# Task to carry out
Determine how many lines of the data below contain "matplotlib", then give only that number.

# Listed records
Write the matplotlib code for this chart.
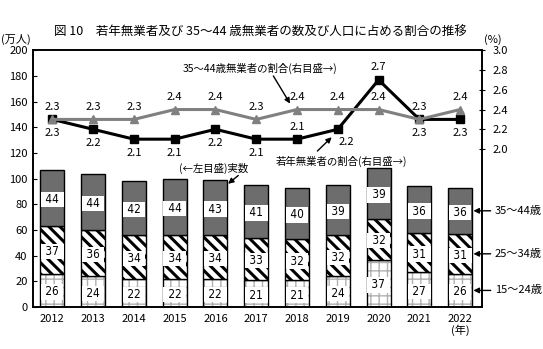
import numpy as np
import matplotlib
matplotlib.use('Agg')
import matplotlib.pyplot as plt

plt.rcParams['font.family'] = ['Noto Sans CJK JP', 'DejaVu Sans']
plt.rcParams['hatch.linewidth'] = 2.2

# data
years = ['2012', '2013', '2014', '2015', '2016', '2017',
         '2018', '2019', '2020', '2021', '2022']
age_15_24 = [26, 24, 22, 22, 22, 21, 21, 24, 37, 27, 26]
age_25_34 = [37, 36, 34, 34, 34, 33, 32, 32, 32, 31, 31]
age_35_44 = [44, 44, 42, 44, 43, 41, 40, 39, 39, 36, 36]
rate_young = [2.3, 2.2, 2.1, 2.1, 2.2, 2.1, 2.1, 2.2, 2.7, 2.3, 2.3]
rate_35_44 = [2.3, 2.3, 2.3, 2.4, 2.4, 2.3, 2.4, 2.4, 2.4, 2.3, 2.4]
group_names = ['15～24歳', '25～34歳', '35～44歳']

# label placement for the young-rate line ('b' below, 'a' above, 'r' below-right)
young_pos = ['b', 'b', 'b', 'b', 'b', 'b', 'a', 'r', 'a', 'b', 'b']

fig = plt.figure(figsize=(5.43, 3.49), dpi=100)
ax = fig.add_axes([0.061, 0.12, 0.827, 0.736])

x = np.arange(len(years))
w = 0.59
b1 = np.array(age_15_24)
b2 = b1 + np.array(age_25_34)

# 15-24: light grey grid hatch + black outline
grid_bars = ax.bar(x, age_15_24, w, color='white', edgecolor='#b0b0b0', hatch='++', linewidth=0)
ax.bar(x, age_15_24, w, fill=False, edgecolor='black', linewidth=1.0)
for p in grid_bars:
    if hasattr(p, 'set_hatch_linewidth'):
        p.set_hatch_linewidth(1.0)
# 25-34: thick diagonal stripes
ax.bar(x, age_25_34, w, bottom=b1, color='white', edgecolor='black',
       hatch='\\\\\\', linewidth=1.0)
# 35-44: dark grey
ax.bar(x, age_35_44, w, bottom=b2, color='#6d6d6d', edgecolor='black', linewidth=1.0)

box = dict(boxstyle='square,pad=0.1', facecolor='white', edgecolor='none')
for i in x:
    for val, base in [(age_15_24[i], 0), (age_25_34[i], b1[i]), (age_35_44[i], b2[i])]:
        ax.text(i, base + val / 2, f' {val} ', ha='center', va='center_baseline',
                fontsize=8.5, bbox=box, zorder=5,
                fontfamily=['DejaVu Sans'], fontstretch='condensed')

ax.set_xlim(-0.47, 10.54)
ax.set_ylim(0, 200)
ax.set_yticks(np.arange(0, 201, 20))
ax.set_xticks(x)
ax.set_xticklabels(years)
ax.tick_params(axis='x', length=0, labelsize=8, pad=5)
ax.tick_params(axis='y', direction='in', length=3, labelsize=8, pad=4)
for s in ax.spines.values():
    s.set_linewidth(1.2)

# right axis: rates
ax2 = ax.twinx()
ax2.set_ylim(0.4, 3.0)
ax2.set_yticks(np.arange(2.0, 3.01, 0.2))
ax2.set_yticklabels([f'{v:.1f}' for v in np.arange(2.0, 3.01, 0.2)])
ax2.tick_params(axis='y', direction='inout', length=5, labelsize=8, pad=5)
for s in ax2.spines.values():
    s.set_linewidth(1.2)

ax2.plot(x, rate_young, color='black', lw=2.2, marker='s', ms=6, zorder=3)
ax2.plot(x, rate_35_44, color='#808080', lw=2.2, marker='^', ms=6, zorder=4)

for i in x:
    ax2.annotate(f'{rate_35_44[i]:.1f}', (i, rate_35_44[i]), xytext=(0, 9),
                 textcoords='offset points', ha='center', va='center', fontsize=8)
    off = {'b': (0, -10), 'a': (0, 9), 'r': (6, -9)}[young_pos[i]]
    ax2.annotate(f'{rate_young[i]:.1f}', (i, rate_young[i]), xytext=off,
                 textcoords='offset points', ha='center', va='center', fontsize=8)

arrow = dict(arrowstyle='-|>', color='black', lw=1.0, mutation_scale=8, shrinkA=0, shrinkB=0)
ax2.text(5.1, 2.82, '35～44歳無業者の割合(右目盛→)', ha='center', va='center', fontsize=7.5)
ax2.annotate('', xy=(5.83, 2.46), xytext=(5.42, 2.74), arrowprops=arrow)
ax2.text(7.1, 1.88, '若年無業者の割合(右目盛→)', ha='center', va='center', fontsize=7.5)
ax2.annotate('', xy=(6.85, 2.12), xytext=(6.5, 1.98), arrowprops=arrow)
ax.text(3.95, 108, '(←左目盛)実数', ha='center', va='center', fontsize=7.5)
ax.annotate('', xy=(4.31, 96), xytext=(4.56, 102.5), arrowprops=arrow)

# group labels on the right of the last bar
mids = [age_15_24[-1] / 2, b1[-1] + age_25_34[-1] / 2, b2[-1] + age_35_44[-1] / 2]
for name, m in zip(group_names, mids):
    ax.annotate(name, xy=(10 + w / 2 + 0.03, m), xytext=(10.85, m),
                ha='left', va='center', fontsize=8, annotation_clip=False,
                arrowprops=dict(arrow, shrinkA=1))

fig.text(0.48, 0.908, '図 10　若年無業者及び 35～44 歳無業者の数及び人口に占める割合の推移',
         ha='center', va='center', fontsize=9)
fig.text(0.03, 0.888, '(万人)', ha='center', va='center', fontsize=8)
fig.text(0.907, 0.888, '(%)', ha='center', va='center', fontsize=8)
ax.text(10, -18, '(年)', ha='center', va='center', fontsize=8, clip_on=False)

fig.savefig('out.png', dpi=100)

* * *

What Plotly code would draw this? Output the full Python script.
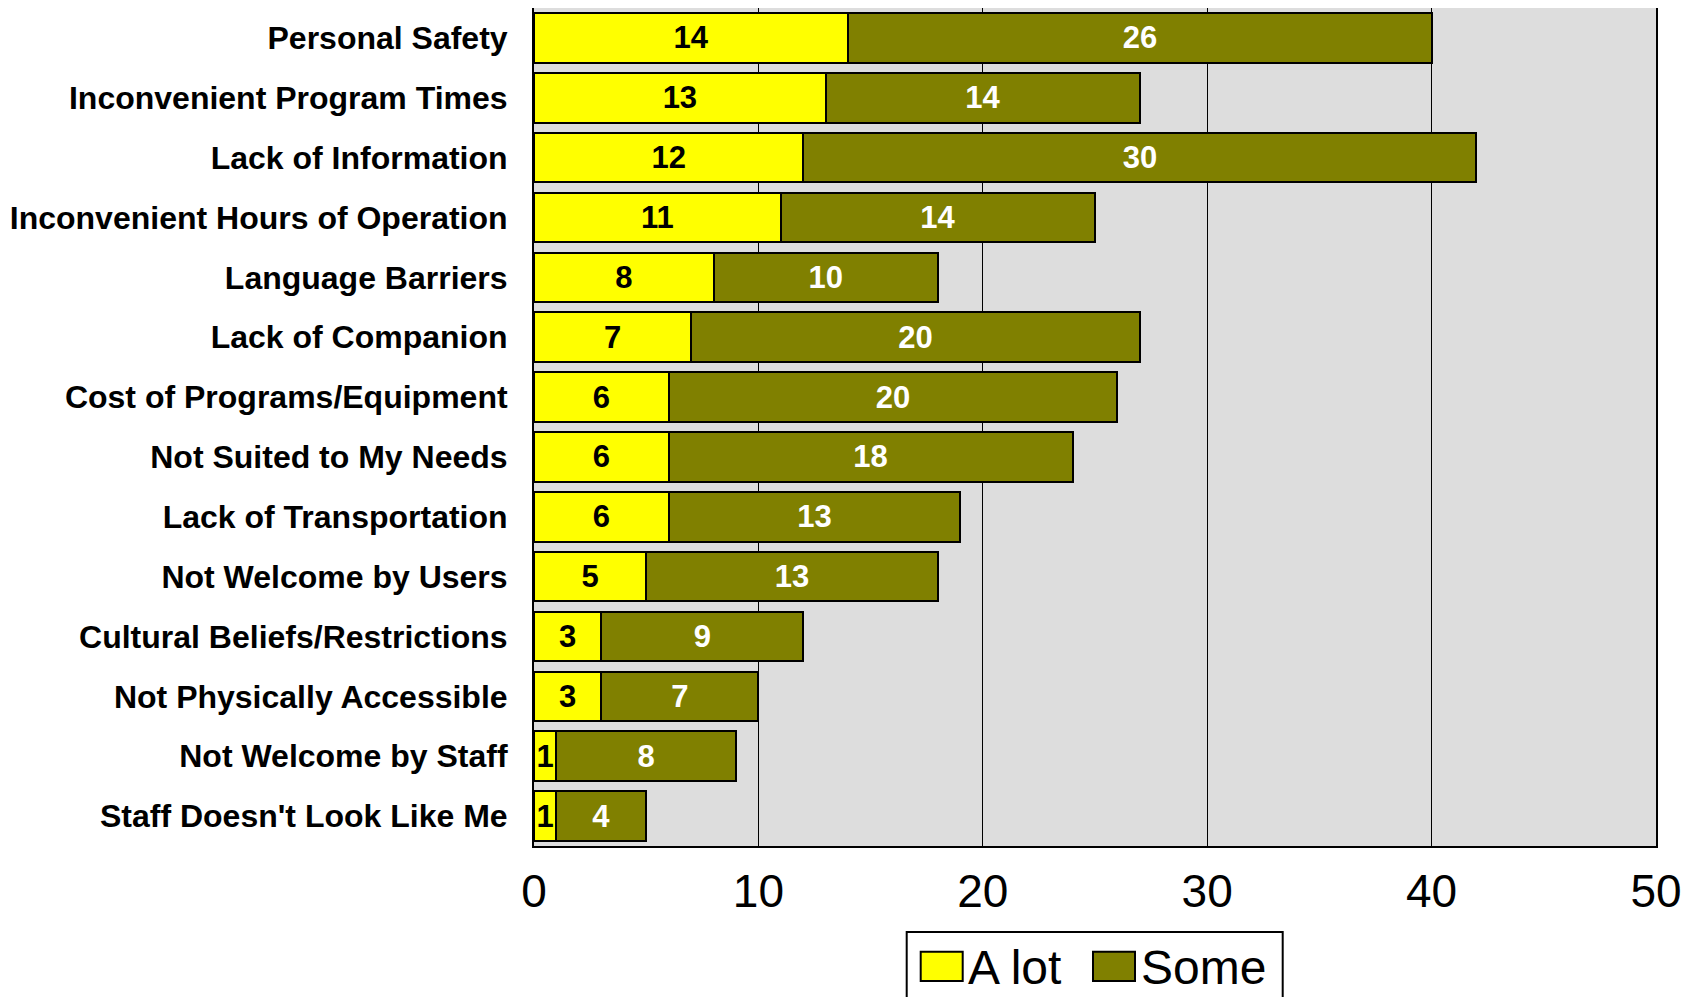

# Task result
4